You see, in university I was struck by scepticism [an attitude of doubt, or a belief that true knowledge is impossible] and solipsism [the idea that only my own mind can be sure to exist, from solus ipse ‘self alone’]: two approaches that emphasise the limitations of our knowledge. How can we be sure of anything? How do we know the world is not a dream or illusion? Can we trust our senses? Is experience reliable? If you take on board too much scepticism, there is very little you can say. Scepticism can lend itself to a kind of relativism – an approach where the standard of truth are hard to pin down and the boundaries of knowledge and speculation disappear.
Modern philosophers are, if nothing else, very good at analytical coherence. They may not know if you are right or wrong, they may not agree on what right and wrong even mean, or if they even exist; but they can at least tell if you are being consistent and coherent. In a world of philosophical disagreement, you must at least agree with yourself.
As with the fact-value distinction, it can be hard to nail even the most coherent philosophising to the ground. Hard to bridge the gap between complex theorising and simple reality. This is where first principles become so important, especially in the practical approach to ethics – the difficult task of working out what I ought to be doing.
The first principles include:
1) An object cannot both be and not be, at the same time and in the same way.
2) Every effect has a cause, and every cause has an effect.
3) A thing is what it is.
These are basic observations of reality, and form also the basic principles of reason.
1) The principle of non-contradiction: a statement cannot be true and false at the same time, and in the same way.
2) The principal of sufficient reason: everything must have a reason or cause.
3) The principle of identity: A is A, every thing is what it is.
Knowledge of these first principles in reason and reality shows that reason and reality are connected. Our reason, logic, is derived from and a reflection of the logic of reality itself.

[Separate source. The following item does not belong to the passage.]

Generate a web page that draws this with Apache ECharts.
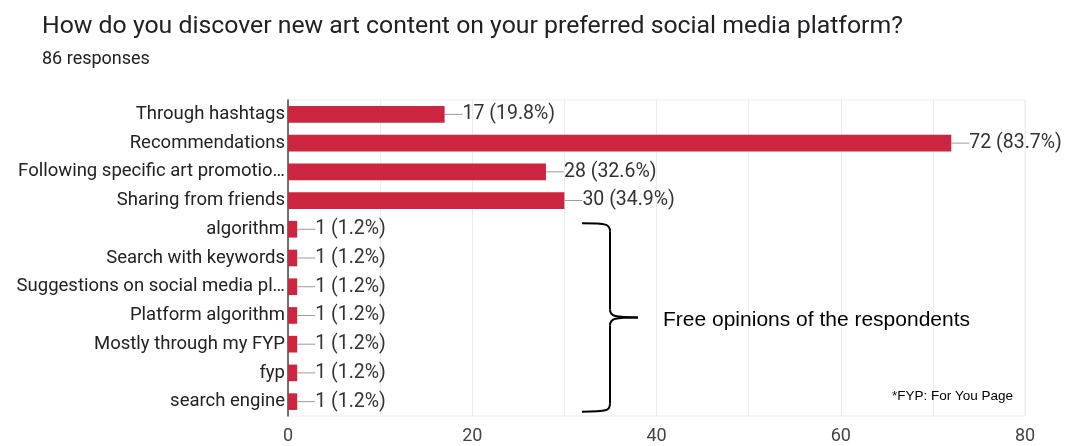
<!DOCTYPE html>
<html>
<head>
<meta charset="utf-8">
<script src="https://cdn.jsdelivr.net/npm/echarts@6/dist/echarts.min.js"></script>
<style>
  html, body { margin: 0; padding: 0; background: #fff; }
  #chart { width: 1067px; height: 446px; }
</style>
</head>
<body>
<div id="chart"></div>
<script>
// Survey answers, top to bottom
const categories = [
  'Through hashtags',
  'Recommendations',
  'Following specific art promotio…',
  'Sharing from friends',
  'algorithm',
  'Search with keywords',
  'Suggestions on social media pl…',
  'Platform algorithm',
  'Mostly through my FYP',
  'fyp',
  'search engine'
];
const counts = [17, 72, 28, 30, 1, 1, 1, 1, 1, 1, 1];
const percents = ['19.8', '83.7', '32.6', '34.9', '1.2', '1.2', '1.2', '1.2', '1.2', '1.2', '1.2'];
const xTicks = [0, 20, 40, 60, 80];

const titleText = 'How do you discover new art content on your preferred social media platform?';
const subtitleText = '86 responses';
const braceText = 'Free opinions of the respondents';
const noteText = '*FYP: For You Page';

const chart = echarts.init(document.getElementById('chart'));

const option = {
  animation: false,
  backgroundColor: '#ffffff',
  title: {
    text: titleText,
    subtext: subtitleText,
    left: 37,
    top: 9,
    itemGap: 11,
    textStyle: { fontFamily: 'Roboto', fontSize: 24.8, fontWeight: 'normal', color: '#202124' },
    subtextStyle: { fontFamily: 'Roboto', fontSize: 18, color: '#202124' }
  },
  grid: {
    left: 288, right: 42, top: 100, bottom: 30,
    show: true, borderColor: '#ebebeb', borderWidth: 1
  },
  xAxis: {
    type: 'value',
    min: xTicks[0],
    max: xTicks[xTicks.length - 1],
    interval: 20,
    axisLine: { show: false },
    axisTick: { show: false },
    axisLabel: { fontFamily: 'Roboto', fontSize: 18, color: '#444', margin: 11 },
    splitLine: { lineStyle: { color: '#ebebeb', width: 1 } },
    minorTick: { show: false, splitNumber: 2 },
    minorSplitLine: { show: true, lineStyle: { color: '#ebebeb', width: 1 } }
  },
  yAxis: {
    type: 'category',
    inverse: true,
    data: categories,
    axisLine: { show: true, lineStyle: { color: '#444', width: 1.5 } },
    axisTick: { show: false },
    axisLabel: { fontFamily: 'Roboto', fontSize: 18.5, color: '#222', margin: 3 }
  },
  series: [{
    type: 'bar',
    data: counts,
    barCategoryGap: '42%',
    itemStyle: { color: '#cc2540' },
    label: {
      show: true,
      position: 'right',
      distance: 0,
      formatter: p => '{rule|}{val|' + p.value + ' (' + percents[p.dataIndex] + '%)}',
      rich: {
        rule: { width: 18, height: 1, backgroundColor: '#9a9a9a', verticalAlign: 'middle' },
        val: { fontFamily: 'Roboto', fontSize: 19.5, color: '#333', verticalAlign: 'middle' }
      }
    }
  }]
};

chart.setOption(option);

// Curly brace grouping the free-text answers, placed from the axis scale
const braceTop = chart.convertToPixel({ gridIndex: 0 }, [0, 4])[1] - 6;
const braceBottom = chart.convertToPixel({ gridIndex: 0 }, [0, 10])[1] + 10;
const braceMid = (braceTop + braceBottom) / 2;
const bx = 610, x0 = 582, tip = 638, r = 8;
const braceStroke = { stroke: '#000', lineWidth: 2, fill: null };

const braceParts = [
  { type: 'bezierCurve', shape: { x1: x0, y1: braceTop, cpx1: bx - 3, cpy1: braceTop, cpx2: bx, cpy2: braceTop + 1, x2: bx, y2: braceTop + r } },
  { type: 'line', shape: { x1: bx, y1: braceTop + r, x2: bx, y2: braceMid - r } },
  { type: 'bezierCurve', shape: { x1: bx, y1: braceMid - r, cpx1: bx, cpy1: braceMid - 1, cpx2: bx + 5, cpy2: braceMid, x2: tip, y2: braceMid } },
  { type: 'bezierCurve', shape: { x1: tip, y1: braceMid, cpx1: bx + 5, cpy1: braceMid, cpx2: bx, cpy2: braceMid + 1, x2: bx, y2: braceMid + r } },
  { type: 'line', shape: { x1: bx, y1: braceMid + r, x2: bx, y2: braceBottom - r } },
  { type: 'bezierCurve', shape: { x1: bx, y1: braceBottom - r, cpx1: bx, cpy1: braceBottom - 1, cpx2: bx - 3, cpy2: braceBottom, x2: x0, y2: braceBottom } }
].map(p => Object.assign(p, { style: braceStroke }));

chart.setOption({
  graphic: braceParts.concat([
    {
      type: 'text',
      left: 663,
      top: braceMid - 8,
      style: { text: braceText, fontFamily: 'Liberation Sans', fontSize: 21, fill: '#000' }
    },
    {
      type: 'text',
      left: 892,
      top: 389,
      style: { text: noteText, fontFamily: 'Liberation Sans', fontSize: 13.5, fill: '#000' }
    }
  ])
});
</script>
</body>
</html>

This is truly profound. And the more I reflected on these principles the more coherent and dynamic and integral they became. In order to speak and think rationally, we must respect these principles. If we don’t then not only are we being irrational, we are being unrealistic.
Reality – coming from the Latin res – simply means ‘all things’; the rules of reality are the rules all things obey. Not the physical rules but the deeper ontological rules. Things do not simply come into and out of existence for no reason. Objects are not both square and round, or both big and small, in the same way and at the same time. All things obey these rules, and these are the same rules or principles we acknowledge is the basis of reason – our reason.
Is it a coincidence that Christian Scripture and the early Church chose the Greek term logos – the principle of order, the active reason pervading and animating the universe, the anima mundi – to describe the son of God, through whom all things were made, and whose life is the light of men?
For me this was the point at which philosophy and Christianity first intersected, a coming together of natural and revealed theology. In practical terms, and remembering ethics as practical reasoning, this understanding of the logos at work in reality and in our own minds is one of the most reassuring, comforting, and inspiring things one could hope to learn.
It means that no matter how difficult life may become, this universe, reality itself, is not absurd. The stones themselves cry out in the language of reason, declaring the first principles and thereby telling us something of the nature of our maker.
Reason is some part of the life and nature of God, the ipsum esse subsistens; and in our participation in reason, I think we are more truly taking part in the life our creator intended for us. Any philosopher will, I hope, attest to the joy and delight of elevated reason.